Work required:
Take the lines from the head of the listing through the one bearing "import * as" and copy them exactly, leaving every picture out.

Data block:
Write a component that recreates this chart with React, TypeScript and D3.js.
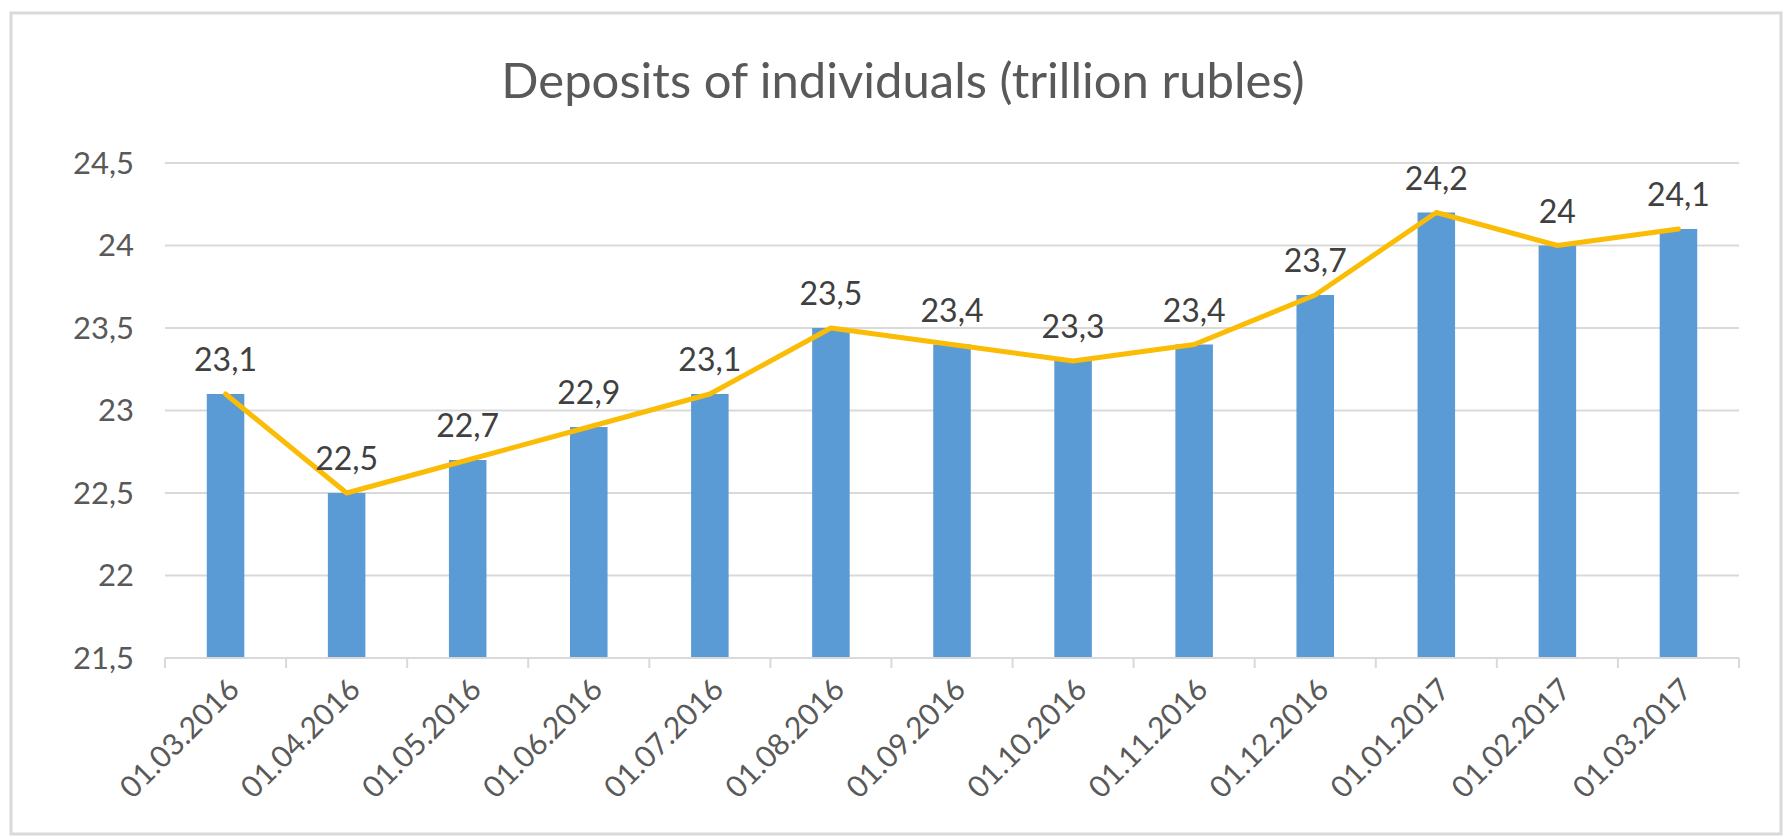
import React, { useEffect } from "react";
import * as d3 from "d3";

const categories = [
  "01.03.2016", "01.04.2016", "01.05.2016", "01.06.2016", "01.07.2016",
  "01.08.2016", "01.09.2016", "01.10.2016", "01.11.2016", "01.12.2016",
  "01.01.2017", "01.02.2017", "01.03.2017",
];
const values = [23.1, 22.5, 22.7, 22.9, 23.1, 23.5, 23.4, 23.3, 23.4, 23.7, 24.2, 24.0, 24.1];
const yTicks = [21.5, 22, 22.5, 23, 23.5, 24, 24.5];
const title = "Deposits of individuals (trillion rubles)";

const W = 1786;
const H = 836;
const FONT = "Lato, 'Open Sans', sans-serif";
const fmt = (v: number) => String(v).replace(".", ",");

export default function App() {
  useEffect(() => {
    document.body.style.margin = "0";
  }, []);

  const x = d3.scaleBand<string>().domain(categories).range([165, 1739]).padding(0);
  const y = d3.scaleLinear().domain([21.5, 24.5]).range([658, 163]);
  const step = x.step();
  const barW = step * 0.31;
  const cx = (c: string) => (x(c) as number) + step / 2;

  const line = d3
    .line<number>()
    .x((_, i) => cx(categories[i]))
    .y((v) => y(v));

  return (
    <svg width={W} height={H} style={{ display: "block", background: "#fff" }}>
      <rect x={11} y={13} width={1770} height={821} fill="#fff" stroke="#d9d9d9" strokeWidth={3} />
      <text x={903} y={98} textAnchor="middle" fontFamily={FONT} fontSize={49} fill="#595959">
        {title}
      </text>
      {yTicks.map((t) => (
        <g key={t}>
          {t !== 21.5 && (
            <line x1={165} x2={1739} y1={y(t)} y2={y(t)} stroke="#d9d9d9" strokeWidth={2} />
          )}
          <text x={134} y={y(t)} dy="0.35em" textAnchor="end" fontFamily={FONT} fontSize={31} fill="#595959">
            {fmt(t)}
          </text>
        </g>
      ))}
      {categories.map((c, i) => (
        <rect key={c} x={cx(c) - barW / 2} y={y(values[i])} width={barW} height={y(21.5) - y(values[i])} fill="#5b9bd5" />
      ))}
      <line x1={165} x2={1739} y1={y(21.5)} y2={y(21.5)} stroke="#d9d9d9" strokeWidth={2} />
      {[...categories.map((c) => x(c) as number), 1739].map((tx, i) => (
        <line key={i} x1={tx} x2={tx} y1={y(21.5)} y2={y(21.5) + 10} stroke="#d9d9d9" strokeWidth={2} />
      ))}
      <path d={line(values) || ""} fill="none" stroke="#fbbc05" strokeWidth={5} strokeLinejoin="round" strokeLinecap="round" />
      {categories.map((c, i) => (
        <text key={c} x={cx(c)} y={y(values[i]) - 34} dy="0.35em" textAnchor="middle" fontFamily={FONT} fontSize={32} fill="#404040">
          {fmt(values[i])}
        </text>
      ))}
      {categories.map((c) => (
        <text
          key={c}
          transform={`translate(${cx(c) + 8},${y(21.5) + 26}) rotate(-45)`}
          textAnchor="end"
          dy="0.35em"
          fontFamily={FONT}
          fontSize={30}
          fill="#595959"
        >
          {c}
        </text>
      ))}
    </svg>
  );
}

Complete output:
Write a component that recreates this chart with React, TypeScript and D3.js.
import React, { useEffect } from "react";
import * as d3 from "d3";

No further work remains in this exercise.